The world seems to be a pretty divisive place right now. Post-Brexit and perhaps pre-Trump, we’re living in the most turbulent of times, certainly since I’ve been alive. As society seems to become increasingly divided, with many people retreating into the safety of the known and rejecting the unfamiliar, for me, the hospitality industry is sending out a beacon of hope, cohesion and community. 

 

Let me explain. We’ve been doing a lot of research at Hop HQ on prejudice, how we become prejudiced and how we can overcome it. Race, immigration and religious beliefs are all volatile topics at the moment, spurred on by politicians, news groups and social media. 

 

We are heavily influenced not just by what we read and see, but by who we hang around with, who we care about and who we work with. The most deep-rooted prejudices, and the hardest to break down, are the ones we inherit from our parents. 

 

If there was less prejudice in the world I have no doubt it would be a better place.
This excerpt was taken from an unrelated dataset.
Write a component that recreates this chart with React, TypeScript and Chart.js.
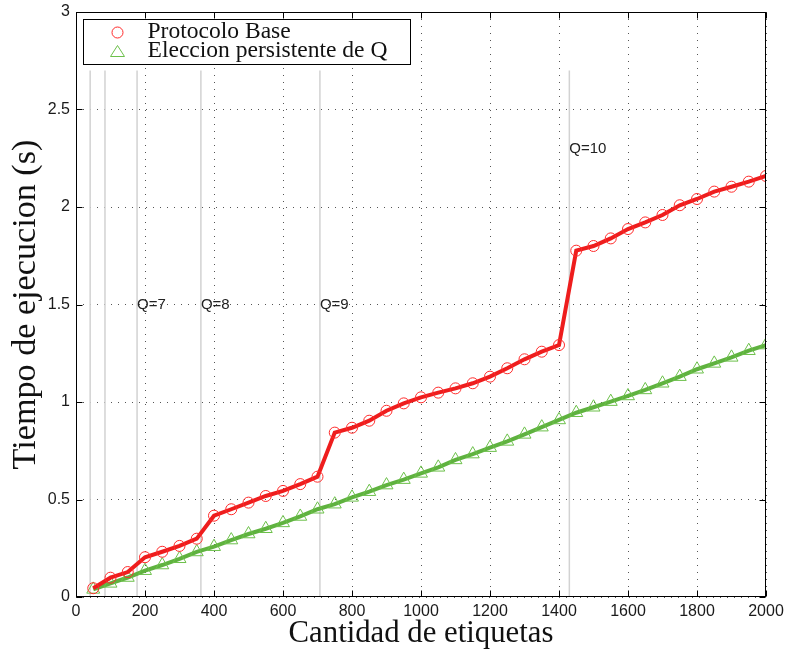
import React, { useEffect, useRef } from "react";
import { Chart, registerables } from "chart.js";

Chart.register(...registerables);

// ---------- data ----------
const etiquetas = [
  50, 100, 150, 200, 250, 300, 350, 400, 450, 500,
  550, 600, 650, 700, 750, 800, 850, 900, 950, 1000,
  1050, 1100, 1150, 1200, 1250, 1300, 1350, 1400, 1450, 1500,
  1550, 1600, 1650, 1700, 1750, 1800, 1850, 1900, 1950, 2000,
];
const protocoloBase = [
  0.045, 0.099, 0.128, 0.204, 0.232, 0.262, 0.299, 0.417, 0.45, 0.484,
  0.518, 0.544, 0.579, 0.617, 0.843, 0.868, 0.904, 0.955, 0.993, 1.024,
  1.048, 1.07, 1.096, 1.13, 1.173, 1.219, 1.258, 1.292, 1.776, 1.8,
  1.839, 1.887, 1.921, 1.959, 2.009, 2.041, 2.079, 2.104, 2.13, 2.159,
];
const eleccionPersistente = [
  0.039, 0.07, 0.1, 0.135, 0.164, 0.196, 0.231, 0.258, 0.292, 0.323,
  0.35, 0.38, 0.413, 0.45, 0.476, 0.511, 0.54, 0.574, 0.602, 0.634,
  0.665, 0.703, 0.733, 0.766, 0.798, 0.834, 0.871, 0.908, 0.945, 0.973,
  1.002, 1.031, 1.062, 1.096, 1.13, 1.168, 1.198, 1.229, 1.263, 1.292,
];
const seriesNames = ["Protocolo Base", "Eleccion persistente de Q"];
const qLineX = [41, 84, 177, 362, 707, 1430];
const qLineTop = 2.7;
const qLabels = ["Q=7", "Q=8", "Q=9", "Q=10"];
const qLabelX = [177, 362, 707, 1430];
const qLabelY = [1.5, 1.5, 1.5, 2.3];
const xMin = 0;
const xMax = 2000;
const xStep = 200;
const yMin = 0;
const yMax = 3;
const yStep = 0.5;
const xTitle = "Cantidad de etiquetas";
const yTitle = "Tiempo de ejecucion (s)";

// ---------- style ----------
const RED = "#ee1d1d";
const RED_MARK = "#ff2b2b";
const GREEN = "#5fb23f";
const GREEN_MARK = "#6cc04a";
const QLINE = "#d2d2d2";
const SERIF = '"Liberation Serif", serif';
const SANS = '"Liberation Sans", Arial, sans-serif';

function fitSize(text: string, family: string, target: number): number {
  const c = document.createElement("canvas").getContext("2d")!;
  c.font = `100px ${family}`;
  return (100 * target) / c.measureText(text).width;
}

export default function App() {
  const ref = useRef<HTMLCanvasElement | null>(null);

  useEffect(() => {
    const canvas = ref.current;
    if (!canvas) return;

    const yTitleSize = fitSize(yTitle, SERIF, 330);
    const xTitleSize = fitSize(xTitle, SERIF, 265);
    const legendSize = fitSize(seriesNames[1], SERIF, 240);

    const qDatasets = qLineX.map((x) => ({
      type: "line" as const,
      label: "__q",
      data: [
        { x, y: 0 },
        { x, y: qLineTop },
      ],
      borderColor: QLINE,
      borderWidth: 1.5,
      pointRadius: 0,
      fill: false,
      order: 10,
    }));

    const decor = {
      id: "decor",
      afterDraw(chart: any) {
        const { ctx, chartArea: a, scales } = chart;
        const xs = scales.x;
        const ys = scales.y;
        ctx.save();

        // Q labels
        ctx.font = `15px ${SANS}`;
        ctx.fillStyle = "#222";
        ctx.textBaseline = "middle";
        ctx.textAlign = "left";
        qLabels.forEach((t, i) => {
          ctx.fillText(t, xs.getPixelForValue(qLabelX[i]), ys.getPixelForValue(qLabelY[i]));
        });

        // frame
        ctx.strokeStyle = "#000";
        ctx.lineWidth = 1;
        ctx.setLineDash([]);
        const L = Math.round(a.left) + 0.5;
        const R = Math.round(a.right) - 0.5;
        const T = Math.round(a.top) + 0.5;
        const B = Math.round(a.bottom) - 0.5;
        ctx.strokeRect(L, T, R - L, B - T);

        // inward ticks
        const tl = 6;
        ctx.beginPath();
        xs.ticks.forEach((t: any) => {
          const px = Math.round(xs.getPixelForValue(t.value)) + 0.5;
          ctx.moveTo(px, B);
          ctx.lineTo(px, B - tl);
          ctx.moveTo(px, T);
          ctx.lineTo(px, T + tl);
        });
        ys.ticks.forEach((t: any) => {
          const py = Math.round(ys.getPixelForValue(t.value)) + 0.5;
          ctx.moveTo(L, py);
          ctx.lineTo(L + tl, py);
          ctx.moveTo(R, py);
          ctx.lineTo(R - tl, py);
        });
        ctx.stroke();

        // legend box
        const bx = L + 7;
        const by = T + 7;
        const bw = 327;
        const bh = 45;
        ctx.fillStyle = "#fff";
        ctx.fillRect(bx, by, bw, bh);
        ctx.strokeStyle = "#000";
        ctx.strokeRect(bx, by, bw, bh);

        const mx = bx + 34;
        // circle marker
        ctx.strokeStyle = RED_MARK;
        ctx.lineWidth = 1;
        ctx.beginPath();
        ctx.arc(mx, by + 13, 5.5, 0, Math.PI * 2);
        ctx.stroke();
        // triangle marker
        ctx.strokeStyle = GREEN_MARK;
        const ty = by + 32;
        ctx.beginPath();
        ctx.moveTo(mx, ty - 6);
        ctx.lineTo(mx + 7, ty + 5);
        ctx.lineTo(mx - 7, ty + 5);
        ctx.closePath();
        ctx.stroke();

        ctx.fillStyle = "#111";
        ctx.font = `${legendSize}px ${SERIF}`;
        ctx.textBaseline = "alphabetic";
        ctx.textAlign = "left";
        ctx.fillText(seriesNames[0], bx + 64, by + 18.5);
        ctx.fillText(seriesNames[1], bx + 64, by + 37.5);

        ctx.restore();
      },
    };

    const chart = new Chart(canvas, {
      type: "line",
      data: {
        datasets: [
          {
            label: seriesNames[0],
            data: etiquetas.map((x, i) => ({ x, y: protocoloBase[i] })),
            borderColor: RED,
            borderWidth: 4,
            pointStyle: "circle",
            pointRadius: 5.5,
            pointBorderWidth: 1,
            pointBorderColor: RED_MARK,
            pointBackgroundColor: "rgba(0,0,0,0)",
            fill: false,
            order: 1,
          },
          {
            label: seriesNames[1],
            data: etiquetas.map((x, i) => ({ x, y: eleccionPersistente[i] })),
            borderColor: GREEN,
            borderWidth: 4,
            pointStyle: "triangle",
            pointRadius: 7.5,
            pointBorderWidth: 1,
            pointBorderColor: GREEN_MARK,
            pointBackgroundColor: "rgba(0,0,0,0)",
            fill: false,
            order: 2,
          },
          ...qDatasets,
        ],
      },
      options: {
        responsive: false,
        animation: false,
        events: [],
        layout: { padding: { left: 0, top: 12, right: 20, bottom: 0 } },
        plugins: {
          legend: { display: false },
          tooltip: { enabled: false },
        },
        scales: {
          x: {
            type: "linear",
            min: xMin,
            max: xMax,
            afterFit: (s: any) => {
              s.height = 53;
              s.paddingLeft = 0;
              s.paddingRight = 0;
            },
            ticks: {
              stepSize: xStep,
              font: { family: SANS, size: 16 },
              color: "#1a1a1a",
              padding: 5,
              maxRotation: 0,
              callback: (v: any) => String(v),
            },
            grid: { color: "#555", lineWidth: 1, drawTicks: false },
            border: { display: false, dash: [1, 6] },
            title: {
              display: true,
              text: xTitle,
              font: { family: SERIF, size: xTitleSize, lineHeight: 1 },
              color: "#111",
              padding: { top: 0, bottom: 16 - xTitleSize / 2 },
            },
          },
          y: {
            type: "linear",
            min: yMin,
            max: yMax,
            afterFit: (s: any) => {
              s.width = 76;
              s.paddingTop = 0;
              s.paddingBottom = 0;
            },
            ticks: {
              stepSize: yStep,
              font: { family: SANS, size: 16 },
              color: "#1a1a1a",
              padding: 6,
              callback: (v: any) => String(v),
            },
            grid: { color: "#555", lineWidth: 1, drawTicks: false },
            border: { display: false, dash: [1, 6] },
            title: {
              display: true,
              text: yTitle,
              font: { family: SERIF, size: yTitleSize, lineHeight: 1 },
              color: "#111",
              padding: { top: 26 - yTitleSize / 2, bottom: 0 },
            },
          },
        },
      },
      plugins: [decor],
    } as any);

    return () => chart.destroy();
  }, []);

  return (
    <div style={{ position: "absolute", left: 0, top: 0, width: 786, height: 650, background: "#fff" }}>
      <canvas ref={ref} width={786} height={650} style={{ display: "block" }} />
    </div>
  );
}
So what is the best way to get rid of it, even in the most deep-rooted cases?

 

So there’s been lots of studies and on this and many different approaches to diffuse or change someone's prejudice. One was training courses, week long workshops, educating people about other cultures to make them seem more human and develop empathy and understanding. Initially the students did feel less prejudiced but shortly after the courses the old feeling returned. However the most successful trial was when individuals from different backgrounds had to work together towards a joint goal. 

 

The sharing of skills, and cohesion needed to complete the task, removed the prejudice and permanently altered the attitudes towards one another for the better. 

 

So if we want to reduce the amount of prejudice knocking around at the moment we need to bring people together and get them to work towards a common goal. 

Diversity really is something we should be proud of in our industry, it should be celebrated.

That’s exactly what a good restaurant does. The last restaurant we opened had, Polish, Spanish, Italian, Nepalese, British, French, Turkish, Indian, Moroccan, Dutch, Saudi, Sri Lankan and Syrian employees. You can’t get more cohesive than that. I’ve learnt so much from all the different cultures I have been fortunate enough to work with over the years. Diversity really is something we should be proud of in our industry, it should be celebrated.  I’ve always thought the world would be a more empathetic and understanding place if everyone had to work in a restaurant for a year, perhaps now more than ever. 

 

Get Trump on pot wash for a month and let’s see how his attitudes would change.